Yesterday we went to Blackpool.

For non-UK readers, Blackpool is one of this fair isle’s much-loved/avoided traditional seaside resorts.

‘Resort’ is a canny noun in this instance, as Blackpool fulfills both uses of the word; being a place where people gather for rest and recreation and also the last place you would ever choose to go to for the purposes of rest and recreation.

Blackpool and I have much in common: we are both of us striving for glamour but unavoidably drawn to a trashy appearance, adorning ourselves with the gaudiest of shizzle; we both suffer the same compulsion to offer cheap entertainment in a screechy show-offy styley; and we are both permantly emitting a background aroma of fags and fried food.

At this time of year, Blackpool moves from being a bit sparkly/tacky into a full-on cabaret extravaganza of neon sparkle. They call this the Blackpool Illuminations.

For 66 days from early September to November, a time when most seaside resort seasons are coming to an end, the Blackpool seafront is drenched in artificial light.

First staged in 1879, twelve months before Edison’s electric lightbulb came into being, the promenade was bathed in the light of eight carbon arc lamps. Now the display is six miles long, includes over one million lightbulbs and costs £1.9million to stage.

But the reason remains the same; to extend the summer season by keeping the promenade open, to face-off the gathering chill and dark of winter by wrapping the seafront in warmth and light.

I can confirm that it was NOT warm.

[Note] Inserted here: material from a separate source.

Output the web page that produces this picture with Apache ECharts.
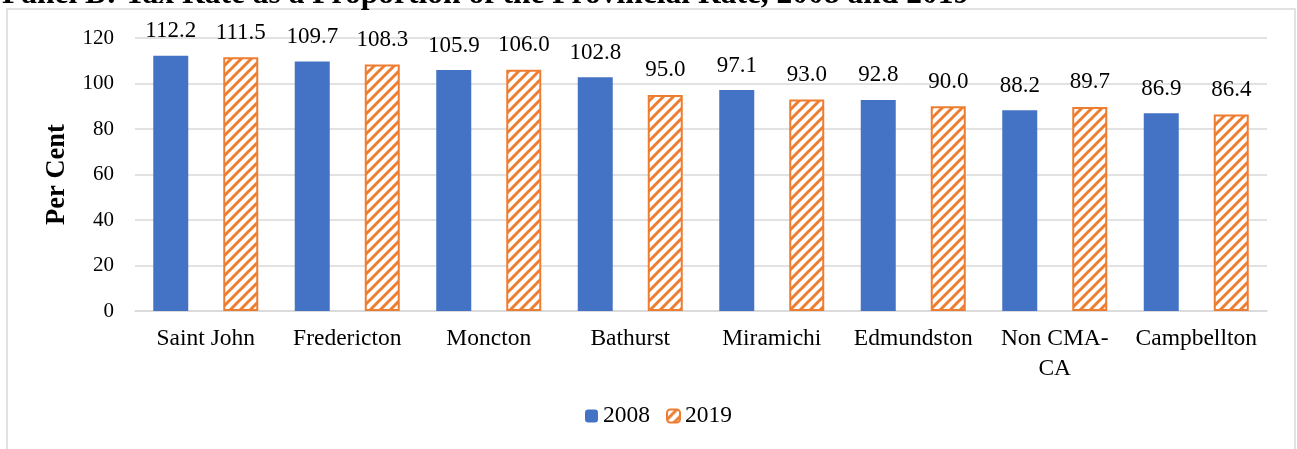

I can also confirm that it is a FULL six miles long because we were the aresholes who got dropped off a coach at one end and picked up again at the other…

But I can also confirm that standing under such beaming light when the dark is encroaching is a rather wonderful thing.

I don’t want to stretch the metaphor too far, (I don’t want to, but I will) but when your own darkness is threatening to suffocate you, it sometimes works to seek a little artificial light. It might be a (prescription) pill or a good movie or performing a stand-up comedy show.

That artificial light won’t keep the dark at bay forever, but if you stand in it for long enough, feeling the warmth of it and how it illuminates the darkest corners, you might be able to believe that the sun is still out, and you can find it again if you keep your eyes open to it…

Also, do not go to Blackpool without a mobility scooter. No matter how glorious that illuminated promenade may be, by the time you’ve walked the full six miles of it, you will happily smash every single Edison-invented lightbulb to pieces with the light-saber you bought your kid for seventeen thousand pounds from a street-vendor which broke on the coach on the way home.